OIA’s Eco Working Group Moves Ahead

Two years ago, some outdoor companies hatched a plan: Instead of struggling for common ground when they talked about their green initiatives, why not establish an industry-wide set of standards that could frame the conversation and let companies compare different items in terms of overall impact?

The idea led to the creation of the Outdoor Industry Association’s Eco Working Group, a coalition of outdoor vendors, retailers and manufacturers that set out to create a tool by which all the products in the industry could be examined and ranked, so companies interested in their environmental footprint could get a real, data-backed sense of their impact.

In addition to being an internal product creation tool and a method for brands to refine their environmental message, the group has lately had an additional incentive. More and more consumer groups and NGOs (such as Greenpeace, which in June released a report that accused several major footwear brands of using Amazon rainforest leathers) are putting pressure on brands to know their products and supply chains, and governmental groups around the world have shown an increased interest in regulation of consumer products.

Amy Roberts, VP of government affairs for OIA, said new provisions in the Consumer Product Safety Improvement Act and other legislative initiatives will likely impose additional standards on companies. “One of the goals is to educate the membership,” she said, adding that the Working Group’s guidelines could give the industry a voice in what regulations are passed and let it “advocate for incentive-based regulations.”

The Mission

Putting together a comprehensive tool, however, has meant making a lot of decisions. A vote early on determined that the Working Group’s ultimate goal would be an industry index that was modular and scalable, to give the varied companies in the industry the freedom to concentrate on their particular focus — and their abilities. A main concern was making the end product something that smaller, independent companies could use with as much ease as big, monetized companies, Roberts said.

Currently, the Working Group includes volunteers from 70 paying members, from the retailing, manufacturing and supply worlds, including Timberland, Patagonia, New Balance, Brooks, REI and Nike. The group also regularly draws on the expertise of outside sources, including sustainability consultants such as Portland, Ore.-based nonprofit Zero Waste Alliance. The breadth of the group’s base, according to Derek Campbell, future concepts manager at Bothell, Wash.-based Brooks Sports and a member of the Working Group, has given it a huge number of products and materials to assess. “We cover running shoes to carabiners — it’s a big, big area,” he said. “And we’re chasing something this large with a diverse group of stakeholders, some of whom are fierce competitors.”
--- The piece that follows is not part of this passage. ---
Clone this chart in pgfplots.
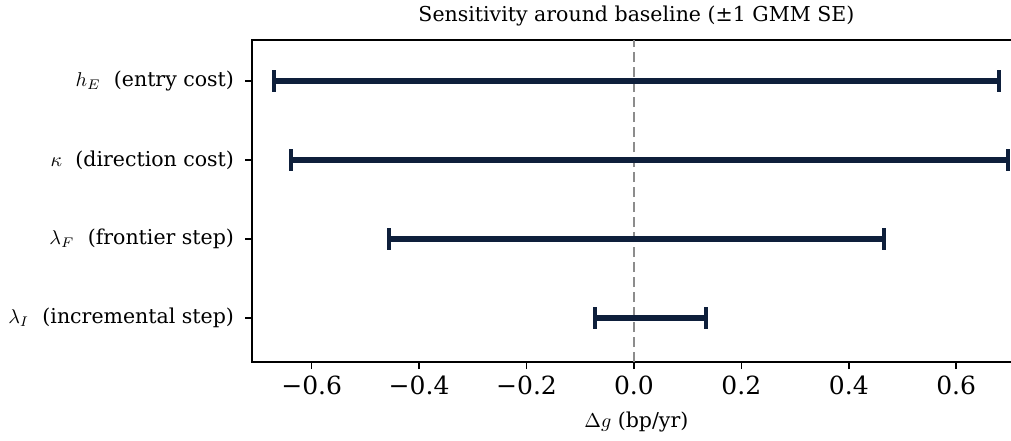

Two years in, the group has established some important baselines — in essence, it has defined what the finished index will cover. Pamela Brody-Heine, product stewardship manager for ZWA, presented the group’s progress at a meeting last month at the Outdoor Retailer show. According to the Working Group, it has set seven major categories of impact to be included in the index: water use; energy use and greenhouse gas emissions; waste; land use intensity; toxics that impact the environment; toxics that impact people; and biodiversity. It also identified six major areas where the impacts should be measured: in materials; product manufacturing; consumer packaging; transportation and distribution; product use; and at the end of the product lifecycle.

Committees dedicated to each area have been tasked with creating guidelines that outline best practices and principles, determining indicators to assess the impact of each category, and finally deciding on units of measurement and a standard way of doing the measuring.
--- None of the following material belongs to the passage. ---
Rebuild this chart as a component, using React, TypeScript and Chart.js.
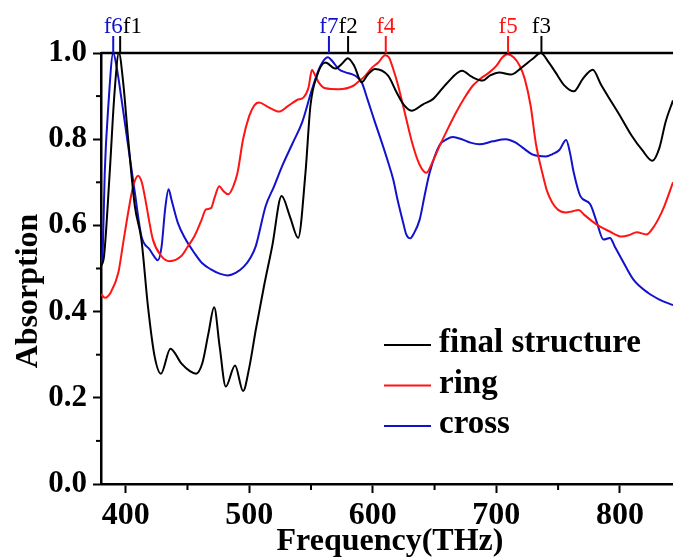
import React, { useEffect, useRef } from "react";
import { Chart, registerables } from "chart.js";

Chart.register(...registerables);

// ---------- data ----------
const seriesNames = ["final structure", "ring", "cross"];
const seriesColors = ["#000000", "#ff1414", "#1212cc"];

const finalFreq = [380, 382.5, 387, 391, 394.5, 398, 402, 407.4, 412.7, 418, 423.4, 428.5, 436.2, 445, 452, 457, 462, 467, 471.6, 476, 481, 488.5, 495, 500, 505.3, 512, 518.6, 526.2, 533, 539.6, 545.5, 549.5, 554.8, 561.6, 569.6, 575, 579.8, 585, 591, 596, 601.8, 612.5, 619.2, 625, 631.3, 640.7, 648.7, 660, 672.3, 680, 689, 695, 702.4, 711.7, 720, 729.2, 736, 742, 747.9, 755, 762.7, 770, 778, 785, 793.5, 801, 809.6, 818, 826.3, 832, 837, 843];
const finalAbs = [0.505, 0.53, 0.72, 0.91, 1.0, 0.93, 0.8, 0.645, 0.567, 0.412, 0.296, 0.256, 0.314, 0.28, 0.262, 0.256, 0.28, 0.35, 0.41, 0.32, 0.226, 0.275, 0.216, 0.27, 0.358, 0.46, 0.552, 0.668, 0.62, 0.571, 0.722, 0.877, 0.947, 0.978, 0.964, 0.975, 0.988, 0.97, 0.932, 0.95, 0.963, 0.947, 0.909, 0.88, 0.866, 0.881, 0.893, 0.93, 0.959, 0.945, 0.936, 0.948, 0.955, 0.95, 0.965, 0.986, 1.0, 0.98, 0.955, 0.925, 0.911, 0.94, 0.961, 0.925, 0.885, 0.85, 0.808, 0.775, 0.75, 0.78, 0.84, 0.89];

const ringFreq = [380, 383.2, 388, 394, 398, 402, 406, 410, 413, 415.4, 419, 422, 428.8, 435.5, 445, 450, 455.6, 461, 465, 469, 472, 475.7, 479, 483, 487, 490.5, 495, 500, 504, 508, 515, 524, 531, 538.7, 544, 548, 550.8, 553, 556.2, 561.6, 572.3, 584.3, 589, 593.8, 599, 604.5, 610, 613, 616.5, 620, 624.6, 632.6, 638, 643.3, 648, 654, 660, 667.4, 674, 680.9, 687, 694.3, 700, 705, 709, 714, 719, 723, 727.8, 732, 737.2, 741, 745.2, 750, 756, 762, 766.7, 771, 777.4, 784, 790.9, 801.6, 808, 813.6, 821.7, 827, 831, 836, 843];
const ringAbs = [0.44, 0.432, 0.445, 0.49, 0.56, 0.63, 0.69, 0.715, 0.7, 0.668, 0.61, 0.567, 0.529, 0.517, 0.529, 0.55, 0.575, 0.61, 0.637, 0.64, 0.665, 0.691, 0.68, 0.672, 0.69, 0.722, 0.8, 0.854, 0.878, 0.885, 0.875, 0.864, 0.876, 0.891, 0.897, 0.92, 0.961, 0.95, 0.932, 0.918, 0.916, 0.924, 0.935, 0.947, 0.965, 0.978, 0.995, 0.99, 0.963, 0.93, 0.877, 0.784, 0.74, 0.722, 0.745, 0.784, 0.82, 0.862, 0.895, 0.924, 0.94, 0.955, 0.97, 0.99, 0.997, 0.99, 0.97, 0.94, 0.877, 0.79, 0.722, 0.68, 0.653, 0.636, 0.63, 0.633, 0.636, 0.625, 0.61, 0.597, 0.587, 0.574, 0.578, 0.584, 0.579, 0.595, 0.614, 0.645, 0.7];

const crossFreq = [380, 381.5, 383, 386, 389.9, 392.5, 396.6, 402, 407.4, 412.7, 419.4, 423, 426, 429, 432, 434.7, 437, 442.2, 448, 455.6, 462, 469, 476, 482.4, 489, 495.8, 501, 505.3, 513.3, 520, 526.7, 535, 542.8, 550.8, 557.6, 563.7, 567, 572.3, 578, 583, 587, 591, 596, 601.8, 607, 612.5, 616.5, 620, 624.6, 627, 630.4, 633, 638, 642, 646, 654, 660, 664.8, 672, 679, 686.3, 697, 707.7, 715, 721, 729, 734.5, 740, 745.2, 751, 756.5, 759.5, 762.7, 768, 776, 781, 786.8, 792, 796, 801.6, 811, 823, 832, 843];
const crossAbs = [0.505, 0.55, 0.72, 0.88, 1.0, 0.97, 0.893, 0.784, 0.676, 0.575, 0.544, 0.528, 0.519, 0.55, 0.64, 0.684, 0.66, 0.606, 0.57, 0.536, 0.512, 0.498, 0.488, 0.484, 0.49, 0.505, 0.525, 0.552, 0.645, 0.69, 0.738, 0.79, 0.839, 0.916, 0.97, 0.99, 0.982, 0.963, 0.955, 0.951, 0.945, 0.932, 0.89, 0.839, 0.795, 0.746, 0.707, 0.66, 0.606, 0.58, 0.57, 0.58, 0.614, 0.67, 0.722, 0.786, 0.8, 0.805, 0.8, 0.792, 0.788, 0.795, 0.8, 0.793, 0.781, 0.765, 0.761, 0.76, 0.765, 0.775, 0.798, 0.77, 0.722, 0.668, 0.649, 0.61, 0.567, 0.571, 0.55, 0.521, 0.474, 0.443, 0.428, 0.415];

const markerLabels = ["f6", "f1", "f7", "f2", "f4", "f5", "f3"];
const markerFreqs = [389.9, 395.5, 564.5, 580, 610.5, 709.5, 736.5];
const markerSeries = [2, 0, 2, 0, 1, 1, 0];

const xTickValues = [400, 450, 500, 550, 600, 650, 700, 750, 800];
const xMajorTicks = [400, 500, 600, 700, 800];
const yTickValues = [0, 0.1, 0.2, 0.3, 0.4, 0.5, 0.6, 0.7, 0.8, 0.9, 1.0];
const yMajorTicks = [0, 0.2, 0.4, 0.6, 0.8, 1.0];

const xMin = 380;
const xMax = 843;
const xTitle = "Frequency(THz)";
const yTitle = "Absorption";

const SERIF = "'Liberation Serif', 'Times New Roman', serif";

const isMajor = (list: number[], v: number) => list.some((m) => Math.abs(m - v) < 1e-6);

const decorPlugin = {
  id: "decor",
  afterDraw(chart: any) {
    const { ctx, chartArea, scales } = chart;
    const xs = scales.x;
    const ys = scales.y;
    ctx.save();
    // top frame line at y = 1
    const yTop = ys.getPixelForValue(1);
    ctx.strokeStyle = "#000";
    ctx.lineWidth = 2.5;
    ctx.beginPath();
    ctx.moveTo(chartArea.left, yTop);
    ctx.lineTo(chartArea.right, yTop);
    ctx.stroke();

    // minor ticks
    ctx.lineWidth = 2;
    xTickValues.forEach((v) => {
      if (isMajor(xMajorTicks, v)) return;
      const px = xs.getPixelForValue(v);
      ctx.beginPath();
      ctx.moveTo(px, chartArea.bottom);
      ctx.lineTo(px, chartArea.bottom + 6);
      ctx.stroke();
    });
    yTickValues.forEach((v) => {
      if (isMajor(yMajorTicks, v)) return;
      const py = ys.getPixelForValue(v);
      ctx.beginPath();
      ctx.moveTo(chartArea.left, py);
      ctx.lineTo(chartArea.left - 5, py);
      ctx.stroke();
    });

    // markers
    ctx.font = `23px ${SERIF}`;
    ctx.textBaseline = "alphabetic";
    ctx.textAlign = "left";
    let prevRight = -Infinity;
    markerLabels.forEach((lab, i) => {
      const px = xs.getPixelForValue(markerFreqs[i]);
      const color = seriesColors[markerSeries[i]];
      ctx.strokeStyle = color;
      ctx.lineWidth = 2;
      ctx.beginPath();
      ctx.moveTo(px, yTop - 17);
      ctx.lineTo(px, yTop);
      ctx.stroke();
      const w = ctx.measureText(lab).width;
      let left = px - w / 2;
      if (left < prevRight) left = prevRight;
      ctx.fillStyle = color;
      ctx.fillText(lab, left, 33);
      prevRight = left + w;
    });

    // legend
    ctx.font = `bold 33px ${SERIF}`;
    seriesNames.forEach((name, i) => {
      const ly = 345 + i * 40.5;
      ctx.strokeStyle = seriesColors[i];
      ctx.lineWidth = 2;
      ctx.beginPath();
      ctx.moveTo(384, ly);
      ctx.lineTo(431, ly);
      ctx.stroke();
      ctx.fillStyle = "#000";
      ctx.textAlign = "left";
      ctx.fillText(name, 439, ly + 7);
    });

    // axis titles
    ctx.fillStyle = "#000";
    ctx.font = `bold 32px ${SERIF}`;
    ctx.textAlign = "center";
    ctx.textBaseline = "alphabetic";
    ctx.fillText(xTitle, 390, 550);
    ctx.save();
    ctx.translate(37, 291);
    ctx.rotate(-Math.PI / 2);
    ctx.fillText(yTitle, 0, 0);
    ctx.restore();
    ctx.restore();
  },
};

export default function App() {
  const ref = useRef<HTMLCanvasElement | null>(null);
  useEffect(() => {
    if (!ref.current) return;
    const mk = (xsArr: number[], ysArr: number[]) => xsArr.map((x, i) => ({ x, y: ysArr[i] }));
    const chart = new Chart(ref.current, {
      type: "line",
      data: {
        datasets: [
          { label: seriesNames[0], data: mk(finalFreq, finalAbs) },
          { label: seriesNames[1], data: mk(ringFreq, ringAbs) },
          { label: seriesNames[2], data: mk(crossFreq, crossAbs) },
        ].map((d, i) => ({
          ...d,
          borderColor: seriesColors[i],
          backgroundColor: seriesColors[i],
          borderWidth: 2,
          pointRadius: 0,
          cubicInterpolationMode: "monotone" as const,
          fill: false,
        })),
      },
      options: {
        animation: false,
        responsive: false,
        events: [],
        layout: { padding: { top: 53, right: 0, left: 0, bottom: 0 } },
        plugins: { legend: { display: false }, tooltip: { enabled: false } },
        scales: {
          x: {
            type: "linear",
            min: xMin,
            max: xMax,
            afterBuildTicks: (s: any) => {
              s.ticks = xTickValues.map((v) => ({ value: v }));
            },
            afterFit: (s: any) => {
              s.height = 73;
            },
            border: { display: true, color: "#000", width: 2.5 },
            grid: {
              drawOnChartArea: false,
              drawTicks: true,
              tickLength: 9,
              tickWidth: 2,
              tickColor: (c: any) => (isMajor(xMajorTicks, c.tick?.value) ? "#000" : "rgba(0,0,0,0)"),
            },
            ticks: {
              autoSkip: false,
              maxRotation: 0,
              padding: 4,
              color: "#000",
              font: { family: SERIF, size: 32, weight: "bold" },
              callback: (v: any) => (isMajor(xMajorTicks, Number(v)) ? String(v) : ""),
            },
          },
          y: {
            type: "linear",
            min: 0,
            max: 1,
            afterBuildTicks: (s: any) => {
              s.ticks = yTickValues.map((v) => ({ value: v }));
            },
            afterFit: (s: any) => {
              s.width = 101;
            },
            border: { display: true, color: "#000", width: 2.5 },
            grid: {
              drawOnChartArea: false,
              drawTicks: true,
              tickLength: 8,
              tickWidth: 2,
              tickColor: (c: any) => (isMajor(yMajorTicks, c.tick?.value) ? "#000" : "rgba(0,0,0,0)"),
            },
            ticks: {
              autoSkip: false,
              padding: 6,
              color: "#000",
              font: { family: SERIF, size: 31, weight: "bold" },
              callback: (v: any) => (isMajor(yMajorTicks, Number(v)) ? Number(v).toFixed(1) : ""),
            },
          },
        },
      },
      plugins: [decorPlugin],
    });
    return () => chart.destroy();
  }, []);
  return (
    <div style={{ position: "absolute", left: 0, top: 0, width: 673, height: 557, background: "#fff" }}>
      <canvas ref={ref} width={673} height={557} style={{ width: 673, height: 557, display: "block" }} />
    </div>
  );
}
As of right now, significant progress has been made in the three categories the group decided had the most impact and would be the first priority: energy and greenhouse gases, water and waste. On the product manufacturing side, the group has released packaging guidelines and is working on manufacturing standards for plants, products and calculations. The materials group has completed a list of guidelines and is working on the indicators list for recycled materials and toxic materials. And across all fields, the Working Group has been incorporating existing listings, guidelines and standards to avoid duplication of effort.

Future Outlook

Roberts said the Working Group will decide in the next six to eight months if it wants to go forward with a beta version of the label. Of course, that presents its own set of challenges — for instance, what information do they include and what is the appropriate use of such an index. “If they do decide to roll out the index in part, what is the appropriate index to put out?” she asked. Whether the index is debuted in stages or in a final-but-revisable form, she said, “it’s an ongoing process.”

Eric Brody, principal at Shift Advantage, a Portland, Ore.-based firm that works with ZWA, cautioned that the final measurement step alone will take time. “Before we get [to an index], there’s a lot of work to do to measure impacts,” he said.

But even when the index has been published, group participants said, there are still avenues to be explored. Looking even further into the future, Campbell said the desire is there to convert the group’s index into something that customers could use. “Everyone’s natural inclination is to think it could turn into a [product] labeling system,” he said. With other organizations already providing or attempting to provide green information to consumers — Campbell cited Timberland’s Green Index and Wal-Mart’s recent plan to fund a similarly all-inclusive measurement and evaluation system — the index could be an important way to communicate with shoppers. “We want customers to understand what’s involved in their product decision,” Campbell said.

Either way, members of the group said the creation and evolution of the index would be an ongoing, long-term project. “You can let the perfect get the way of the good, or the better,” Campbell said. “We’re striving to be better.”